◆ **Short exercise**: Set the listing down again in full, word for word, with the pictures left out.

◆ **Collected material**:
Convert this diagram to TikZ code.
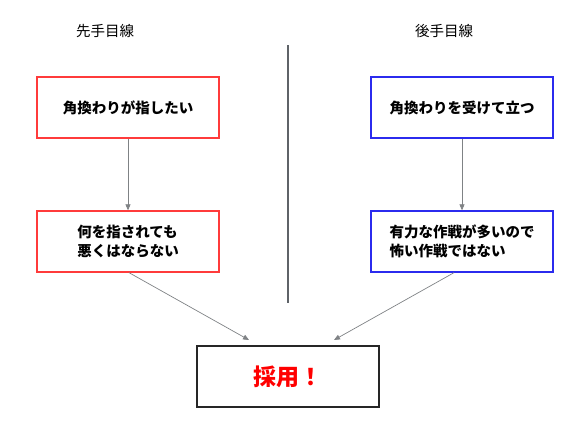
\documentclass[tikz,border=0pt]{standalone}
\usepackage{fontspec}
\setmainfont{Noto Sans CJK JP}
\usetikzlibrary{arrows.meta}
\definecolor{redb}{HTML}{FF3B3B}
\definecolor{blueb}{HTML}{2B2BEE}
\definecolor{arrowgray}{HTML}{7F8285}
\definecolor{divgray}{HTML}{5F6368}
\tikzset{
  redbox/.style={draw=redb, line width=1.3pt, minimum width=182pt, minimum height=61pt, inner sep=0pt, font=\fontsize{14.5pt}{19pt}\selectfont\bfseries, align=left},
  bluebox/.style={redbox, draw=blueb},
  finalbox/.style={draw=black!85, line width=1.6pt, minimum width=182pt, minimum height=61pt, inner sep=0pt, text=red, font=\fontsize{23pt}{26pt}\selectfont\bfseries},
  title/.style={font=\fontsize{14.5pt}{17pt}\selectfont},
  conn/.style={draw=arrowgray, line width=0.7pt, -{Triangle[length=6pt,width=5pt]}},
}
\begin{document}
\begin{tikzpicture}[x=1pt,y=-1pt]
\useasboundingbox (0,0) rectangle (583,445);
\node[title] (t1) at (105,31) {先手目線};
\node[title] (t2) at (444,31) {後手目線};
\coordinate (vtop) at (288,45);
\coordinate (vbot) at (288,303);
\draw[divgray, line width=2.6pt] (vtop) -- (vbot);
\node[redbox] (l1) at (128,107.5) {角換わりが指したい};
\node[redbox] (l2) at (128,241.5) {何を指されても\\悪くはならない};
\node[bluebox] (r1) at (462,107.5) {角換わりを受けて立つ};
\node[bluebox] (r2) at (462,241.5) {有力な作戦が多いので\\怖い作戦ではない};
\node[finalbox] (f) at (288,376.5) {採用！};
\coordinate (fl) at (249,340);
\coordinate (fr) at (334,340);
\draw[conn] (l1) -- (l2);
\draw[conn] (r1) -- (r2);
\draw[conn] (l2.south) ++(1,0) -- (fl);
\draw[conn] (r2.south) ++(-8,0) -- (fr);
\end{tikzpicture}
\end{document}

◆ **Answer**:
Convert this diagram to TikZ code.
\documentclass[tikz,border=0pt]{standalone}
\usepackage{fontspec}
\setmainfont{Noto Sans CJK JP}
\usetikzlibrary{arrows.meta}
\definecolor{redb}{HTML}{FF3B3B}
\definecolor{blueb}{HTML}{2B2BEE}
\definecolor{arrowgray}{HTML}{7F8285}
\definecolor{divgray}{HTML}{5F6368}
\tikzset{
  redbox/.style={draw=redb, line width=1.3pt, minimum width=182pt, minimum height=61pt, inner sep=0pt, font=\fontsize{14.5pt}{19pt}\selectfont\bfseries, align=left},
  bluebox/.style={redbox, draw=blueb},
  finalbox/.style={draw=black!85, line width=1.6pt, minimum width=182pt, minimum height=61pt, inner sep=0pt, text=red, font=\fontsize{23pt}{26pt}\selectfont\bfseries},
  title/.style={font=\fontsize{14.5pt}{17pt}\selectfont},
  conn/.style={draw=arrowgray, line width=0.7pt, -{Triangle[length=6pt,width=5pt]}},
}
\begin{document}
\begin{tikzpicture}[x=1pt,y=-1pt]
\useasboundingbox (0,0) rectangle (583,445);
\node[title] (t1) at (105,31) {先手目線};
\node[title] (t2) at (444,31) {後手目線};
\coordinate (vtop) at (288,45);
\coordinate (vbot) at (288,303);
\draw[divgray, line width=2.6pt] (vtop) -- (vbot);
\node[redbox] (l1) at (128,107.5) {角換わりが指したい};
\node[redbox] (l2) at (128,241.5) {何を指されても\\悪くはならない};
\node[bluebox] (r1) at (462,107.5) {角換わりを受けて立つ};
\node[bluebox] (r2) at (462,241.5) {有力な作戦が多いので\\怖い作戦ではない};
\node[finalbox] (f) at (288,376.5) {採用！};
\coordinate (fl) at (249,340);
\coordinate (fr) at (334,340);
\draw[conn] (l1) -- (l2);
\draw[conn] (r1) -- (r2);
\draw[conn] (l2.south) ++(1,0) -- (fl);
\draw[conn] (r2.south) ++(-8,0) -- (fr);
\end{tikzpicture}
\end{document}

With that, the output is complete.